Grundsätzlich gilt: Je nachdem, von wo aus in Deutschland und wohin jemand ausreisen soll, ergeben sich unterschiedliche Zuständigkeiten und Arten der Ausreisemodalitäten.13
Es gibt Bundesländer wie etwa Nordrhein-Westfalen (im Folgenden NRW), wo nicht die Polizei, sondern die Kommune originär für Rückführungen bzw. Abschiebungen ausreisepflichtiger Menschen zuständig ist.14 Die Polizei wird hier auf Anforderung mit der Bitte um Amtshilfe (sog. Amtshilfeersuchen) im Rahmen der Vollzugshilfe15 tätig, sofern Widerstand prognostiziert wird und daher Unterstützung durch polizeiliche Kräfte samt ihrer Befugnisse zur Ausübung unmittelbaren Zwangs erforderlich scheint. Die Ausländerbehörden selbst verfügen mitunter selbst nicht immer über das dafür erforderliche Personal, insbesondere wenn es sich um eine größere Gruppe von ausreisepflichtigen Menschen handelt und die Durchsetzung der Maßnahme alternativlos erscheint. Entsprechende Anträge der Ausländerbehörden sind bei den zuständigen Kreispolizeibehörden zu stellen und die prognostizierte Gefahr ist zu konkretisieren.
Über die Art und Weise der Zusammenarbeit gibt es in den einzelnen Bundesländern jedoch nicht nur verschiedene Vorstellungen und gegenseitige Erwartungen, sondern auch eine sehr unterschiedliche Praxis.
Während in NRW eher „zurückhaltend“ beim polizeilichen Einsatz von Personal agiert wird und auf das erforderliche Maß hingewiesen wird mit Hinweis auf originäre Zuständigkeit der Ausländerbehörden, agiert Hessen mit sehr viel mehr polizeilichem Einsatz. In NRW wird die Bereitschaftspolizei in diesen Lagen selten eingesetzt und nur bei größeren Menschenmengen und erwartetem Widerstand – etwa bei Abschiebungen aus Unterbringungseinrichtungen oder zur vorübergehenden personellen Verstärkung in der Vergangenheit in einer der größten Abschiebehaftanstalten Europas in Büren in NRW.16
Die Zentralen Ausländerbehörden (im Folgenden ZAB) sind zunächst zuständig für die Unterbringung und Versorgung von Asylsuchenden in den Erstaufnahmeeinrichtungen (im Folgenden EAE) des Landes.
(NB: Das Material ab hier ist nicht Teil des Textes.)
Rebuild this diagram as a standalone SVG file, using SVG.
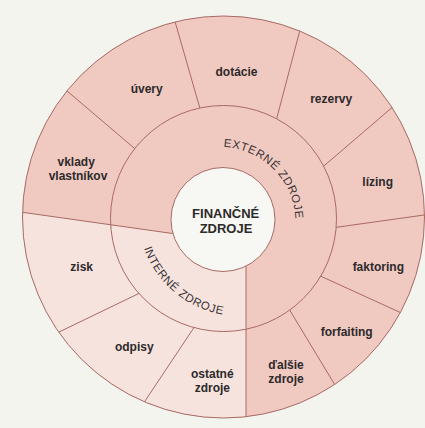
<svg xmlns="http://www.w3.org/2000/svg" width="425" height="428" viewBox="0 0 425 428">
  <style>
    .edge { stroke: #a86a64; stroke-width: 1; fill: none; }
    .lbl { font-family: "Liberation Sans", Arial, sans-serif; font-weight: bold; font-size: 12px; fill: #2d2a2a; text-anchor: middle; }
    .ctr { font-size: 13px; }
    .ring { font-family: "Liberation Sans", Arial, sans-serif; font-size: 11.5px; letter-spacing: 0.6px; fill: #3a3434; text-anchor: middle; }
    .ring.st { text-anchor: start; }
  </style>
  <defs>
    <clipPath id="outerClip"><circle cx="223.5" cy="217" r="201"/></clipPath>
    <clipPath id="annClip">
      <path clip-rule="evenodd" d="M424.5 217 A201 201 0 1 0 22.5 217 A201 201 0 1 0 424.5 217 Z M336.5 218.5 A113 113 0 1 0 110.5 218.5 A113 113 0 1 0 336.5 218.5 Z"/>
    </clipPath>
    <path id="extArc" d="M206.87 148.05 A75.6 75.6 0 0 1 294.45 235.63"/>
    <path id="intArc" d="M139.55 231.71 A102 102 0 0 0 240 316"/>
  </defs>

  <rect x="0" y="0" width="425" height="428" fill="#f4f4ef"/>

  <g id="background-rings">
    <circle cx="223.5" cy="217" r="201" fill="#f0c9c1"/>
    <path clip-path="url(#outerClip)" d="M0 209.1 L200 237.4 L246 237.4 L246 430 L0 430 Z" fill="#f7e3de"/>
  </g>

  <g id="connectors">
    <g clip-path="url(#annClip)">
      <line class="edge" x1="201" y1="112" x2="174" y2="18"/>
      <line class="edge" x1="275" y1="125" x2="301" y2="26"/>
      <line class="edge" x1="318" y1="171" x2="395" y2="105"/>
      <line class="edge" x1="327" y1="228.6" x2="430" y2="214.2"/>
      <line class="edge" x1="316" y1="274" x2="408" y2="316"/>
      <line class="edge" x1="287.5" y1="306.5" x2="338" y2="390"/>
      <line class="edge" x1="196" y1="324.5" x2="143" y2="404"/>
      <line class="edge" x1="145" y1="290.5" x2="57" y2="333"/>
      <line class="edge" x1="137" y1="150.5" x2="60" y2="85"/>
    </g>
    <g clip-path="url(#outerClip)">
      <line class="edge" x1="14.6" y1="211.2" x2="200" y2="237.4"/>
      <line class="edge" x1="246" y1="245" x2="246" y2="425"/>
    </g>
    <circle class="edge" cx="223.5" cy="218.5" r="113"/>
    <circle class="edge" cx="223.5" cy="217" r="201"/>
  </g>

  <g id="node-financne-zdroje">
    <circle cx="223" cy="219.5" r="52" fill="#f7f7f3" stroke="#a86a64" stroke-width="1"/>
    <text class="lbl ctr" x="225.7" y="217.5">FINANČNÉ</text>
    <text class="lbl ctr" x="226" y="233">ZDROJE</text>
  </g>

  <g id="node-externe-zdroje">
    <text class="ring st"><textPath href="#extArc" startOffset="16.6">EXTERNÉ</textPath></text>
    <text class="ring st"><textPath href="#extArc" startOffset="78.9">ZDROJE</textPath></text>
  </g>
  <g id="node-interne-zdroje">
    <text class="ring"><textPath href="#intArc" startOffset="50%">INTERNÉ ZDROJE</textPath></text>
  </g>

  <g id="node-dotacie"><text class="lbl" x="236.5" y="76">dotácie</text></g>
  <g id="node-uvery"><text class="lbl" x="146.7" y="93.3">úvery</text></g>
  <g id="node-rezervy"><text class="lbl" x="331.2" y="102.7">rezervy</text></g>
  <g id="node-lizing"><text class="lbl" x="377.7" y="186">lízing</text></g>
  <g id="node-faktoring"><text class="lbl" x="378.3" y="271">faktoring</text></g>
  <g id="node-forfaiting"><text class="lbl" x="346.7" y="336">forfaiting</text></g>
  <g id="node-dalsie-zdroje">
    <text class="lbl" x="286" y="368.5">ďalšie</text>
    <text class="lbl" x="286" y="383.3">zdroje</text>
  </g>
  <g id="node-ostatne-zdroje">
    <text class="lbl" x="212.3" y="377.7">ostatné</text>
    <text class="lbl" x="212.3" y="391.5">zdroje</text>
  </g>
  <g id="node-odpisy"><text class="lbl" x="134.3" y="351">odpisy</text></g>
  <g id="node-zisk"><text class="lbl" x="81.7" y="271">zisk</text></g>
  <g id="node-vklady-vlastnikov">
    <text class="lbl" x="76.2" y="165.7">vklady</text>
    <text class="lbl" x="78" y="180">vlastníkov</text>
  </g>
</svg>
Die dort registrierten Personen werden erst zu einem späteren Zeitpunkt unter gewissen Voraussetzungen im Rahmen eines Zuweisungsverfahrens einer Kommune zugeordnet.
Nur für Asylsuchende, die einer Stadt zugewiesen werden, ist die Kommunale Ausländerbehörde zuständig. Neben den Flüchtlingen werden hier auch alle anderen Ausländerinnen und Ausländer betreut. In den EAEs werden sie medizinisch auf schwere Erkrankungen hin untersucht. Zudem werden grundlegende Daten zur Person für die Zentralen Ausländerbehörden erfasst. Weiterhin stellen die Geflüchteten aus der EAE heraus ihren Asylantrag beim Bundesamt für Migration und Flüchtlinge.